When you made some effort to achieve your purpose, you felt stopped. Maybe achieving the purpose turned out to be more difficult than you expected. Maybe you saw someone else fail. Perhaps you became afraid or lazy. Maybe someone got in your road.

3. You then invent or agree with stops or barriers to your purpose.

"It's too much work for me." "I need a better education first." "They don't want me to do this." "No one succeeds without lucky breaks." "I don't know what to do." "It's better to settle for less."

Some people go even lower and begin to fight solutions: "Don't try to help me as it is impossible." "I tried all the solutions and none of them work." "No one has the answers." "You should give up, too."

You stop looking for ways to succeed. You avoid setting any goals at all. You feel very tired.

Fortunately, you can turn things around and reach your biggest goals.

The Law Regarding Failed Purposes



A simple solution to a very big, difficult problem. Just fire up your original purpose and the stops or barriers magically disappear! Can it be that easy?

Example: Jill, an amateur athlete, wants to enter and finish a 40k (26-mile) marathon even though she lost a leg in an auto accident when she was a teenager. She starts to run every day with her prosthetic (fake) leg, but trips and falls every mile or so. People keep telling her, "You're so brave!" "I really admire you for trying." "I would have given up long ago." Finally, after missing a few runs, she decides it is getting to be too difficult.

She tries to run one morning anyway. Her real leg has a cramp. Jill normally pushes through the pain, but today it bothers her. Suddenly, she falls on the sidewalk and scrapes her elbows and hands. A delivery truck drives by, hits a puddle and soaks her clothes while she is down. She quits for the day.

Each morning a new reason for not running comes up. She has a dental appointment. The weather is bad. The cat runs away. Stops, stops, stops.

She tells her family and friends, "I just didn't realize how tough it would be." "It's too cold and wet out there." "I probably should have given up long ago." The thought of running makes her tired.

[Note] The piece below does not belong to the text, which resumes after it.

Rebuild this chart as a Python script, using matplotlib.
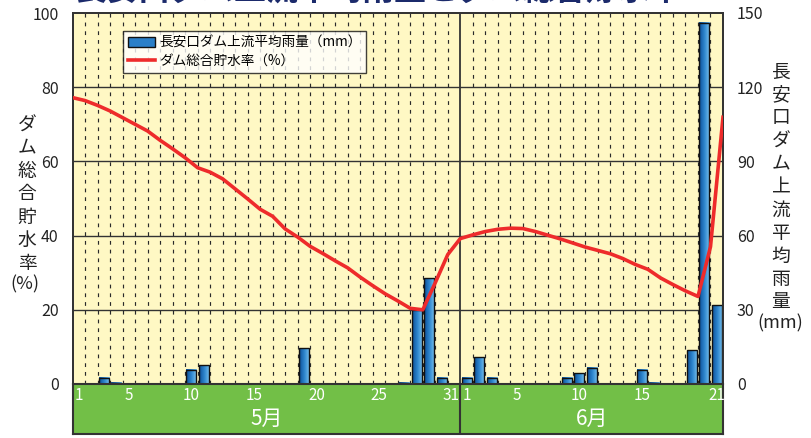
import numpy as np
import matplotlib
matplotlib.use("Agg")
import matplotlib.pyplot as plt
from matplotlib.colors import LinearSegmentedColormap
from matplotlib.patches import Patch, Rectangle
from matplotlib.lines import Line2D

plt.rcParams['font.family'] = ['Noto Sans CJK JP', 'DejaVu Sans']

# ---------------- data ----------------
may_days = list(range(1, 32))
june_days = list(range(1, 22))
may_rain = [0, 0, 2.5, 0.6, 0, 0, 0, 0, 0, 5.7, 7.5, 0, 0, 0, 0, 0, 0, 0, 14.5, 0,
            0, 0, 0, 0, 0, 0, 0.5, 30.0, 42.8, 2.6, 0]
june_rain = [2.6, 10.8, 2.6, 0, 0, 0, 0, 0, 2.5, 4.3, 6.6, 0, 0, 0, 5.8, 0.5, 0, 0,
             13.6, 146.0, 31.8]
# storage rate (%) at each day boundary (start of May 1 ... end of June 21)
storage = [77.2, 76.4, 75.1, 73.6, 71.8, 70.0, 68.2, 65.7, 63.4, 61.0, 58.3, 57.1,
           55.3, 52.6, 49.9, 47.1, 45.2, 41.8, 39.6, 37.1, 35.2, 33.2, 31.3, 28.8,
           26.5, 24.3, 22.4, 20.4, 20.0, 27.3, 34.9, 39.2, 40.2, 41.1, 41.7, 42.0,
           41.9, 41.1, 40.1, 39.1, 38.0, 36.9, 36.0, 35.1, 33.8, 32.2, 30.9, 28.6,
           26.8, 25.1, 23.6, 37.0, 71.9]
may_ticks = [1, 5, 10, 15, 20, 25, 31]
june_ticks = [1, 5, 10, 15, 21]
months = ['5月', '6月']
storage_ticks = [0, 20, 40, 60, 80, 100]
rain_ticks = [0, 30, 60, 90, 120, 150]
legend_rain = '長安口ダム上流平均雨量（mm）'
legend_storage = 'ダム総合貯水率（%）'
left_label = 'ダム総合貯水率'
right_label = '長安口ダム上流平均雨量'
title = '長安口ダム上流平均雨量とダム総合貯水率'

# ---------------- figure ----------------
W, H = 811, 438
fig = plt.figure(figsize=(W / 100, H / 100), dpi=100)
fig.patch.set_facecolor('white')

L, R, T, B = 72.5, 723, 13, 384
ax = fig.add_axes([L / W, 1 - B / H, (R - L) / W, (B - T) / H])  # rain axis (host)
ax.set_facecolor('#FFF8C4')

n_may = len(may_days)
n_all = n_may + len(june_days)
rain = may_rain + june_rain
xpos = np.arange(1, n_all + 1)

ax.set_xlim(0.5, n_all + 0.5)
ax.set_ylim(0, 150)

# grid
for v in rain_ticks[1:-1]:
    ax.axhline(v, color='#333333', lw=1.0, zorder=1)
for k in range(1, n_all):
    xb = k + 0.5
    if k == n_may:
        ax.axvline(xb, color='#333333', lw=1.3, zorder=1)
    else:
        ax.axvline(xb, color='#2a2a2a', lw=0.85, ls=(0, (3.2, 4.2)), zorder=1)

# gradient bars
cmap = LinearSegmentedColormap.from_list('b', ['#0B4E96', '#2E86CF', '#7CC3EF'])
grad = np.linspace(0, 1, 64).reshape(1, -1)
bw = 0.8
for x, h in zip(xpos, rain):
    if h <= 0:
        continue
    ax.imshow(grad, extent=(x - bw / 2, x + bw / 2, 0, h), aspect='auto',
              cmap=cmap, zorder=2, interpolation='bicubic')
    ax.add_patch(Rectangle((x - bw / 2, 0), bw, h, fill=False,
                           edgecolor='#111111', lw=1.0, zorder=3))
ax.set_xlim(0.5, n_all + 0.5)
ax.set_ylim(0, 150)
ax.set_aspect('auto')

# storage line on twin axis
ax2 = ax.twinx()
ax2.set_ylim(0, 100)
xs = np.arange(len(storage)) + 0.5
ax2.plot(xs, storage, color='#EE2B2B', lw=2.6, zorder=5, solid_joinstyle='round')
ax2.set_xlim(0.5, n_all + 0.5)

# ticks: storage on left, rain on right
ax2.yaxis.tick_left()
ax2.set_yticks(storage_ticks)
ax2.set_yticklabels([str(v) for v in storage_ticks], fontsize=11.5, color='#222222')
ax.yaxis.tick_right()
ax.set_yticks(rain_ticks)
ax.set_yticklabels([str(v) for v in rain_ticks], fontsize=11.5, color='#222222')
ax.tick_params(axis='y', length=0, pad=10)
ax2.tick_params(axis='y', length=0, pad=10)
ax.set_xticks([])
ax2.set_xticks([])
for a in (ax, ax2):
    for s in a.spines.values():
        s.set_color('#333333')
        s.set_linewidth(1.3)

# bottom green band
bb = 434
axb = fig.add_axes([L / W, 1 - bb / H, (R - L) / W, (bb - B) / H])
axb.set_facecolor('#72BF47')
axb.set_xlim(0.5, n_all + 0.5)
axb.set_ylim(0, 1)
axb.set_xticks([])
axb.set_yticks([])
for s in axb.spines.values():
    s.set_color('#333333')
    s.set_linewidth(1.5)
axb.axvline(n_may + 0.5, color='#333333', lw=1.5)
for d in may_ticks:
    xd = d - 0.25 if d == may_ticks[-1] else d
    axb.text(xd, 0.77, str(d), ha='center', va='center', color='white', fontsize=11)
for d in june_ticks:
    axb.text(n_may + d, 0.77, str(d), ha='center', va='center', color='white', fontsize=11)
axb.text((n_may + 1) / 2, 0.3, months[0], ha='center', va='center', color='white', fontsize=15)
axb.text(n_may + (len(june_days) + 1) / 2, 0.3, months[1], ha='center', va='center',
         color='white', fontsize=15)

# vertical axis labels (stacked characters)
for i, ch in enumerate(left_label):
    fig.text(27 / W, 1 - (125 + i * 23) / H, ch, ha='center', va='center',
             fontsize=13.5, color='#222222')
fig.text(25 / W, 1 - 284 / H, '(%)', ha='center', va='center', fontsize=13, color='#222222')
for i, ch in enumerate(right_label):
    fig.text(781 / W, 1 - (72 + i * 23) / H, ch, ha='center', va='center',
             fontsize=13.5, color='#222222')
fig.text(780 / W, 1 - 323 / H, '(mm)', ha='center', va='center', fontsize=13, color='#222222')

# legend
handles = [Patch(facecolor='#2A7FC8', edgecolor='#111111', lw=1.0),
           Line2D([0], [0], color='#EE2B2B', lw=2.6)]
leg = fig.legend(handles, [legend_rain, legend_storage], loc='upper left',
                 bbox_to_anchor=(123 / W, 1 - 31 / H), frameon=True, fancybox=False,
                 fontsize=9.8, handlelength=2.0, handleheight=0.8, borderpad=0.35,
                 labelspacing=0.3, handletextpad=0.3, borderaxespad=0)
leg.get_frame().set_edgecolor('#111111')
leg.get_frame().set_linewidth(1.0)
leg.get_frame().set_facecolor('white')

# title, partly above the top edge as in the source image
fig.text(378 / W, 1.0, title, ha='center', va='baseline', fontsize=23,
         fontweight='bold', color='#1B2A6B')

fig.savefig('out.png', dpi=100, facecolor='white')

Jill then learns the law about failed purposes. She thinks about ways she can fire up her original purpose. "All I have ever wanted to do was finish that stupid 40k run! Why did I want to do that? Oh yeah, it wasn't to prove anything. It wasn't to make people admire me. I wanted to run that race long before I lost the leg. I remember when I first saw people finishing the race on TV when I was 14 years old. I thought I should do that. It would be a really great thing to do. I would just prove to myself that I could run 25 miles. THAT was my purpose! I still want that!"

Within seconds, Jill feels great! She sees no reason she can't finish the 40k marathon. She changes her clothes and gets back into training. But this time, she is more determined than ever. "Nothing is going to stop me this time!" The stops have blown off. She trains, enters and finishes the race.



1. What have you given up on? What goals did you once have, but now think are impossible? What purposes have failed?

2. FIRE THEM UP! What were your original reasons? Rekindle, renew and revive those original reasons.

3. Make the purposes stronger. Put more energy into them. Convince yourself that you can accomplish those purposes despite all the barriers. Notice what happens to all the "reasons" preventing that purpose.

4. Plan how you will reach these goals. Write down the steps. Focus on how you can succeed.

5. Make one small step toward the goal. Make another. Get some momentum going.

6. Each time you feel like quitting, change your mind and remember your reasons, your goals or your purposes.

7. You never fail until you decide to stop trying, so persist until you win!